The heartbreak occurs when one realizes, the article said, that these senators “face no pressure to raise millions in campaign funds. No outside groups rank them on ideological score cards. . . . They need not fear primary challengers from hardliners who scorn the very idea that decisions with broad, nationwide support enjoy special legitimacy.”

As candidates declare for the 2016 presidential election, we brace for the absurdity of a campaign season that lasts over a year and a half. The absurdity goes beyond those political ads assaulting our psyches for that long. It means ever more money will be spent on political campaigning that ought to be used for better causes.

We have only ourselves to blame for our refusal to pass campaign finance legislation. And we are the ones who insist on screaming so loudly for our pet causes that we refuse to hear anyone else.

As the cartoon character Pogo said decades ago: “We have met the enemy, and he is us.”

 

Three Cheers for Inefficiency

A businessman in Seattle has made news by raising all salaries in his company to $70,000 a year. He’s temporarily lowering his own to the same amount until the company brings in enough profit to pay for the rise in salaries. Dan Price, founder of Gravity Payments, said he wanted to do something to address the issue of inequality.

“The market rate for me as a CEO compared to a regular person is ridiculous. It’s absurd,” Price was quoted in The Seattle Times.

Is Price against capitalism? Isn’t the goal of capitalism to be as efficient as possible? To produce the most goods or services with the least amount of cost to the producer? Isn’t that the Wall Street credo?

Perhaps the principle of the goose who lays the golden egg also applies. Kill the goose, and you have no more golden eggs. Treat your hired hands badly, and they will be uninterested in serving you. They will leave for another employer as soon as they can, forcing you to spend valuable time training someone else to take their place. And unhappy employees will be less productive.

A few employers may have read the Biblical warning to landowners not to reap crops to the very borders of their fields. Leave some, the passage says, for the poor, the widows, and the orphans. Capitalist ownership of land is not condemned. Too much capitalist efficiency is.

 

Why Our Politics Should Stop at the Water’s Edge

U.S. Senator Arthur Vandenberg is credited with the famous saying that our political differences stop at the water’s edge. He meant that though we may be on opposite sides of issues, we present a united front in our dealings with other nations. We do not let our differences impede our ability to carry out a strong foreign policy with diverse nations.

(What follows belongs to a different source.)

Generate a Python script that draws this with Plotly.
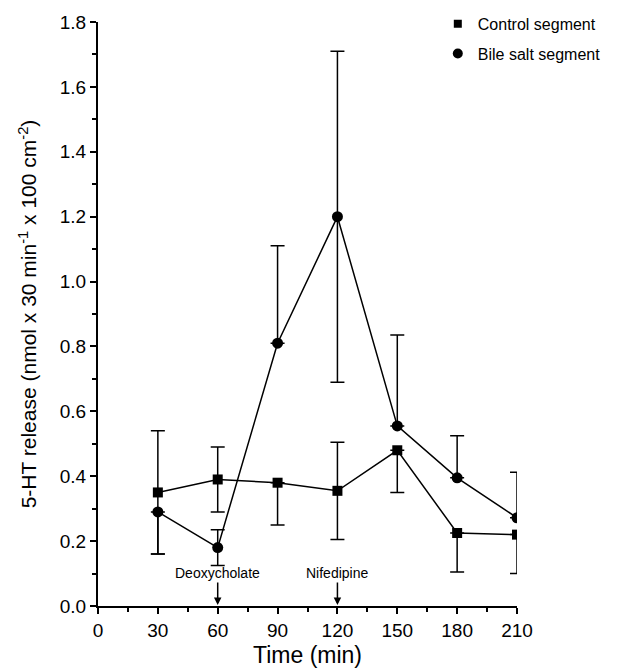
import plotly.graph_objects as go

time = [30, 60, 90, 120, 150, 180, 210]
control_mean = [0.35, 0.39, 0.38, 0.355, 0.48, 0.225, 0.22]
control_err_plus = [0.19, 0.10, 0.0, 0.15, 0.0, 0.0, 0.0]
control_err_minus = [0.19, 0.10, 0.13, 0.15, 0.13, 0.12, 0.12]
bile_mean = [0.29, 0.18, 0.81, 1.20, 0.555, 0.395, 0.272]
bile_err_plus = [0.0, 0.055, 0.30, 0.51, 0.28, 0.13, 0.14]
bile_err_minus = [0.13, 0.055, 0.0, 0.51, 0.0, 0.0, 0.0]
x_ticks = [0, 30, 60, 90, 120, 150, 180, 210]
y_ticks = [0.0, 0.2, 0.4, 0.6, 0.8, 1.0, 1.2, 1.4, 1.6, 1.8]
events = [(60, "Deoxycholate"), (120, "Nifedipine")]

FONT = "Arial, Liberation Sans, sans-serif"

fig = go.Figure()
fig.add_trace(go.Scatter(
    x=time, y=control_mean, mode="lines+markers",
    line=dict(color="black", width=1.5),
    marker=dict(symbol="square", size=10, color="black"),
    error_y=dict(type="data", symmetric=False, array=control_err_plus,
                 arrayminus=control_err_minus, color="black", thickness=1.5, width=7),
    showlegend=False,
))
fig.add_trace(go.Scatter(
    x=time, y=bile_mean, mode="lines+markers",
    line=dict(color="black", width=1.5),
    marker=dict(symbol="circle", size=11, color="black"),
    error_y=dict(type="data", symmetric=False, array=bile_err_plus,
                 arrayminus=bile_err_minus, color="black", thickness=1.5, width=7),
    showlegend=False,
))
# legend entries (markers only)
fig.add_trace(go.Scatter(x=[None], y=[None], mode="markers", name="Control segment",
                         marker=dict(symbol="square", size=8, color="black"),
                         legendgroup="a"))
fig.add_trace(go.Scatter(x=[None], y=[None], mode="markers", name="Bile salt segment",
                         marker=dict(symbol="circle", size=10, color="black"),
                         legendgroup="b"))

for xv, label in events:
    fig.add_annotation(x=xv, y=0, xref="x", yref="y", text=label,
                       showarrow=True, arrowhead=2, arrowsize=1, arrowwidth=1.5,
                       arrowcolor="black", ax=0, ay=-33, standoff=1,
                       font=dict(size=14, color="black", family=FONT))

fig.update_layout(
    width=611, height=664,
    margin=dict(l=90, r=102, t=14, b=66, autoexpand=False),
    plot_bgcolor="white", paper_bgcolor="white",
    font=dict(family=FONT, color="black"),
    legend=dict(x=0.811, y=1.026, xanchor="left", yanchor="top",
                font=dict(size=16, color="black"), bgcolor="rgba(0,0,0,0)",
                traceorder="grouped", tracegroupgap=6, itemwidth=30),
)
fig.update_xaxes(
    range=[0, 210], tickvals=x_ticks, ticktext=[str(v) for v in x_ticks],
    showline=True, linecolor="black", linewidth=2, showgrid=False, zeroline=False,
    ticks="outside", ticklen=6, tickwidth=2, tickcolor="black",
    tickfont=dict(size=19), automargin=False,
    minor=dict(dtick=15, ticks="outside", ticklen=4, tickwidth=1.5, tickcolor="black", showgrid=False),
    title=dict(text="Time (min)", font=dict(size=23), standoff=7),
)
fig.update_yaxes(
    range=[0, 1.8], tickvals=y_ticks, tickformat=".1f",
    showline=True, linecolor="black", linewidth=2, showgrid=False, zeroline=False,
    ticks="outside", ticklen=6, tickwidth=2, tickcolor="black",
    tickfont=dict(size=19), automargin=False,
    minor=dict(dtick=0.1, ticks="outside", ticklen=4, tickwidth=1.5, tickcolor="black", showgrid=False),
    title=dict(text="5-HT release (nmol x 30 min<sup>-1</sup> x 100 cm<sup>-2</sup>)",
               font=dict(size=21), standoff=17),
)

fig.write_html("out.html")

Americans have always celebrated ties to other countries. We are a nation of immigrants, after all. We talk of our special relationship with Britain. Though Saint Patrick’s Day is not a federal holiday, many Americans of Irish descent celebrate it. Mexican Americans celebrate Cinco de Mayo. Jewish Americans celebrate Passover. Muslim Americans celebrate Ramadan. Chinese Americans celebrate the Chinese New Year.

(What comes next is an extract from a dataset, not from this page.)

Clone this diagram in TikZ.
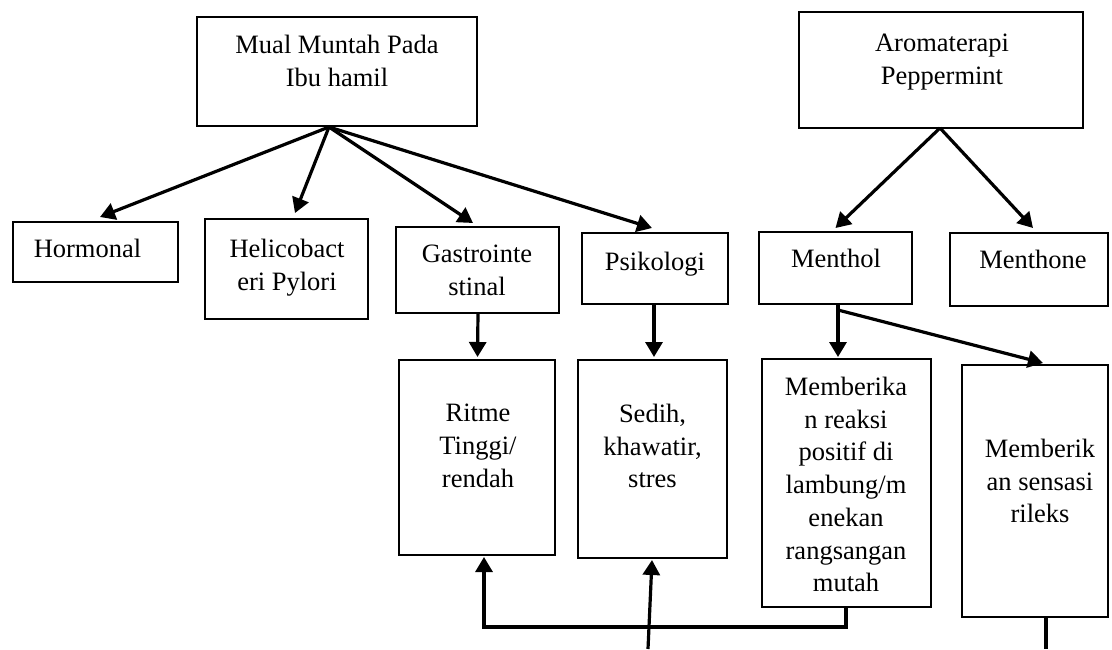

Basing our foreign policies on subservience to a particular country is a more serious matter. When I served in U.S. missions overseas in the Middle East, newly naturalized Americans with ties to those countries sometimes wanted us to work for their countries at the expense of our need to retain relations with many nations in the region.

Refusing to act solely for the interests of a particular country is based on our requirement to put the interests of our own country first. We also seek broader policies that benefit as many nations as possible.

The address of a foreign prime minister to the U.S. Congress at the invitation of one political party set an unwelcome precedent. This has never happened before. To tie the foreign policies of the United States so tightly to the policies of another nation is unprecedented and weakens our ability to choose options. We are part of a global community, and our goal should be working for policies that benefit both us and the community.